Siparia during the 1950s was a place of change. In 1955, the Presbyterians built the now renowned Iere High School as a sister college to the famous Naparima College of San Fernando. This institution has produced many accomplished graduates and prospered exceedingly during the stewardship of its first principal, the venerable Rev Cyril Beharry.
The current prime minister (now former PM), the Hon Kamla Persad-Bissessar, is an alumnus of this institution.
With the formation of the People’s National Movement in 1956, Siparia became a major stop for the great political “excursions” of Dr Eric Williams. Towards the end of the 1950s a cycling velodrome was built at Irwin Park. The park was the scene of popular horse and donkey races in the 1920s and 30s which attracted spectators and punters from around the island. This is now the site of a modern stadium due to be completed in 2015.
The year 1954 saw the last of the Trinidad Government Railway in Siparia, which ran its last engine in that year due to the massive financial losses that were being sustained. The line was uprooted, and today only small sections of the original course exist. During the 1970s two secondary schools, Siparia Junior Secondary and Siparia Senior Secondary schools were constructed.

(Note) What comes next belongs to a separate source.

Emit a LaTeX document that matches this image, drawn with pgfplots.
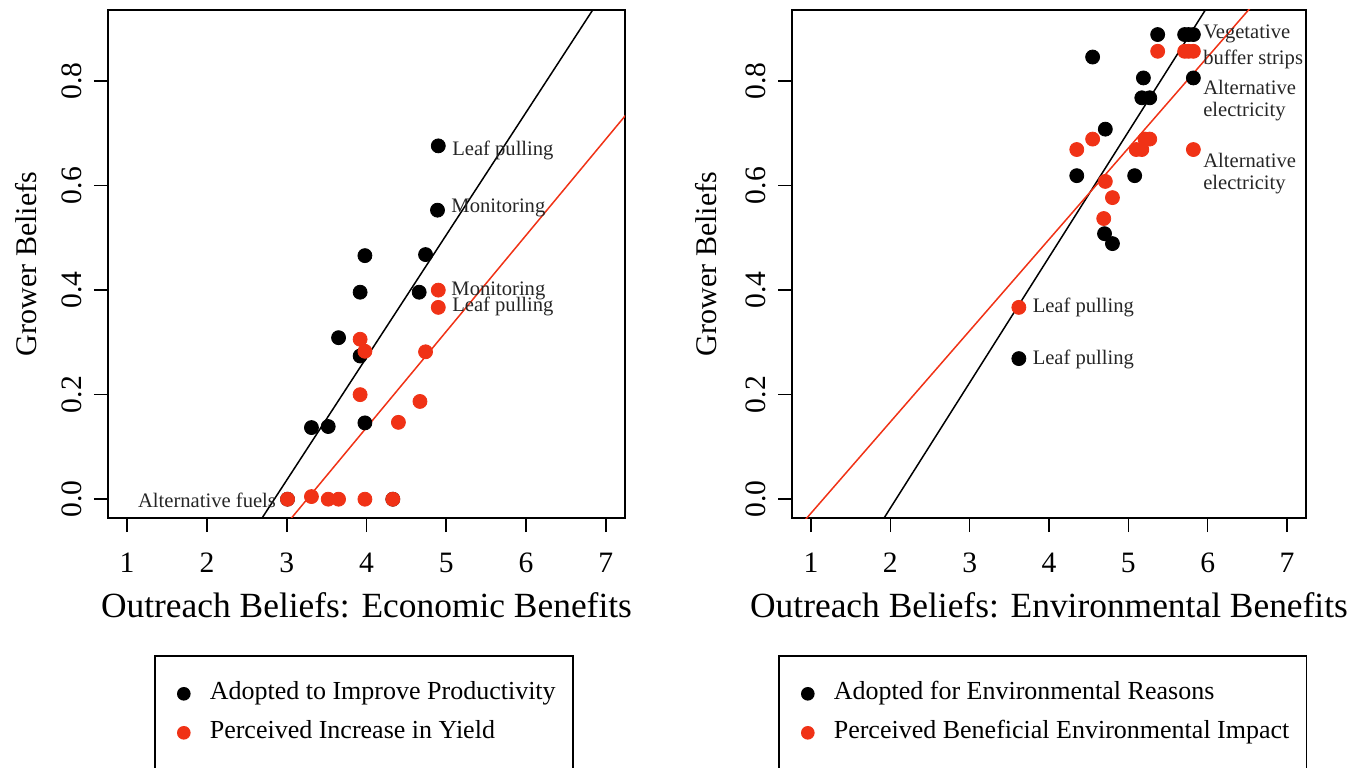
\documentclass[border=0pt]{standalone}
\usepackage{pgfplots}
\pgfplotsset{compat=1.18}
\usepackage{fontspec}
\setmainfont{Liberation Serif}
\definecolor{rred}{RGB}{240,50,22}
\tikzset{ann/.style={anchor=west, inner sep=0pt, font=\fontsize{10.3}{12}\selectfont, text=black!85}}
\pgfplotsset{
 rstyle/.style={
  scale only axis, width=258.5pt, height=254pt,
  xmin=0.76, xmax=7.24, ymin=-0.036, ymax=0.936,
  xtick={1,2,3,4,5,6,7}, ytick={0,0.2,0.4,0.6,0.8},
  xtick pos=left, ytick pos=left, tick align=outside, major tick length=7pt,
  minor tick num=0,
  axis line style={line width=0.8pt}, tick style={line width=0.8pt, black},
  /pgf/number format/assume math mode=true,
  ticklabel style={font=\fontsize{14.8}{17}\selectfont},
  xticklabel style={anchor=center, yshift=-15.5pt},
  yticklabel style={rotate=90, anchor=center, yshift=11pt,
     /pgf/number format/fixed, /pgf/number format/fixed zerofill, /pgf/number format/precision=1},
  xlabel style={at={(axis description cs:0.5,-0.171)}, anchor=center, font=\fontsize{17.7}{20}\selectfont},
  ylabel style={anchor=center, font=\fontsize{15}{18}\selectfont},
  ylabel={Grower Beliefs},
  legend cell align=left,
  legend style={anchor=north west, draw=black, line width=0.8pt,
     inner xsep=8.5pt, inner ysep=13pt, row sep=7.5pt, column sep=10pt,
     font=\fontsize{13}{15}\selectfont,
     nodes={inner sep=0pt, text height=9pt, text depth=3pt}},
  legend image code/.code={\path[draw=none,fill=none] (-6pt,0pt) -- (3pt,0pt); \draw[#1, mark size=3pt] plot coordinates {(0pt,0pt)};},
 },
 bdot/.style={only marks, mark=*, mark size=3.5pt, color=black, mark options={draw=none, fill=black}},
 rdot/.style={only marks, mark=*, mark size=3.5pt, color=rred, mark options={draw=none, fill=rred}},
}
\pgfplotstableread{
x y
4.90 0.676
4.89 0.553
3.98 0.466
4.74 0.468
3.92 0.396
4.66 0.396
3.65 0.309
3.92 0.274
3.31 0.137
3.52 0.139
3.98 0.146
3.01 0.000
4.33 0.000
}\econblack
\pgfplotstableread{
x y
4.90 0.400
4.90 0.367
3.92 0.306
3.98 0.283
4.74 0.282
3.92 0.200
4.67 0.187
4.40 0.147
3.01 0.000
3.31 0.005
3.52 0.000
3.65 0.000
3.98 0.000
4.33 0.000
}\econred
\pgfplotstableread{
x y
5.37 0.889
5.71 0.889
5.76 0.889
5.82 0.889
4.55 0.846
5.19 0.806
5.82 0.806
5.17 0.768
5.27 0.768
4.71 0.708
4.35 0.619
5.08 0.619
4.70 0.508
4.80 0.489
3.62 0.269
}\envblack
\pgfplotstableread{
x y
5.37 0.857
5.71 0.857
5.76 0.857
5.82 0.857
4.55 0.689
4.35 0.669
5.10 0.669
5.17 0.669
5.21 0.689
5.27 0.689
5.82 0.669
4.71 0.608
4.80 0.577
4.69 0.537
3.62 0.367
}\envred
\begin{document}
\begin{tikzpicture}
\useasboundingbox (0,0) rectangle (678pt,383.5pt);
\clip (0,0) rectangle (678pt,383.5pt);
\begin{axis}[rstyle, at={(54pt,124.5pt)}, anchor=south west,
  xlabel={Outreach Beliefs: Economic Benefits},
  ylabel style={at={(axis description cs:-0.158,0.5)}},
  legend style={at={(0.089,-0.2697)}}]
\addplot[bdot] table {\econblack};
\addlegendentry{Adopted to Improve Productivity}
\addplot[rdot] table {\econred};
\addlegendentry{Perceived Increase in Yield}
\addlegendimage{empty legend}
\addlegendentry{}
\addplot[black, line width=0.75pt, forget plot] coordinates {(0.5,-0.550) (7.5,1.092)};
\addplot[rred, line width=0.75pt, forget plot] coordinates {(0.5,-0.507) (7.5,0.781)};
\node[ann] at (axis cs:5.07,0.668) {Leaf pulling};
\node[ann] at (axis cs:5.06,0.557) {Monitoring};
\node[ann] at (axis cs:5.06,0.399) {Monitoring};
\node[ann] at (axis cs:5.07,0.368) {Leaf pulling};
\node[ann, anchor=east] at (axis cs:2.87,-0.002) {Alternative fuels};
\end{axis}
\begin{axis}[rstyle, at={(396pt,124.5pt)}, anchor=south west, width=257pt,
  xlabel={Outreach Beliefs: Environmental Benefits},
  ylabel style={at={(axis description cs:-0.168,0.5)}},
  legend style={at={(-0.0272,-0.2697)}}]
\addplot[bdot] table {\envblack};
\addlegendentry{Adopted for Environmental Reasons}
\addplot[rdot] table {\envred};
\addlegendentry{Perceived Beneficial Environmental Impact}
\addlegendimage{empty legend}
\addlegendentry{}
\addplot[black, line width=0.75pt, forget plot] coordinates {(0.5,-0.377) (7.5,1.303)};
\addplot[rred, line width=0.75pt, forget plot] coordinates {(0.5,-0.114) (7.5,1.108)};
\node[ann] at (axis cs:5.94,0.891) {Vegetative};
\node[ann] at (axis cs:5.94,0.841) {buffer strips};
\node[ann] at (axis cs:5.94,0.788) {Alternative};
\node[ann] at (axis cs:5.94,0.742) {electricity};
\node[ann] at (axis cs:5.94,0.648) {Alternative};
\node[ann] at (axis cs:5.94,0.602) {electricity};
\node[ann] at (axis cs:3.79,0.367) {Leaf pulling};
\node[ann] at (axis cs:3.79,0.268) {Leaf pulling};
\end{axis}
\end{tikzpicture}
\end{document}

These continue to provide meaningful educational stimulus for the youth of the district.
Though parang was originally brought to Trinidad in the mid-19th century by “cocoa panyol” immigrants who had come as labour on the cocoa estates, it did not really gain widespread credence until the advent of Daisy Voisin during the 1960s.
Daisy, the undisputed “parang queen,” (a former schoolteacher and nurse) lent a zest and life to the parang tradition with the assistance of her group of paranderos, La Divina Pastora. Though Daisy died in 1991, her music is still a cornerstone of a Trini Christmas. A bronze statue to her memory was erected in 2014.
Towards the end of the 20th and into the 21st century, Siparia continues on its brave front. Still a small country town, its heritage in parang and other endeavours is still very evident. Recently the Envirofest committee, comprising several notables of the region, has been instrumental in promoting local culture. The old landing place of the Amerindians, Quinam Beach, is now a bustling weekend hot spot.
The church of La Divina Pastora is also still very much alive, and the annual Siparia Fete is an event that is much looked forward to by many people throughout T&T. The multi-ethnic, cosmopolitan population is the real wealth of Siparia, where men are still brothers, and peace is still a very real concept.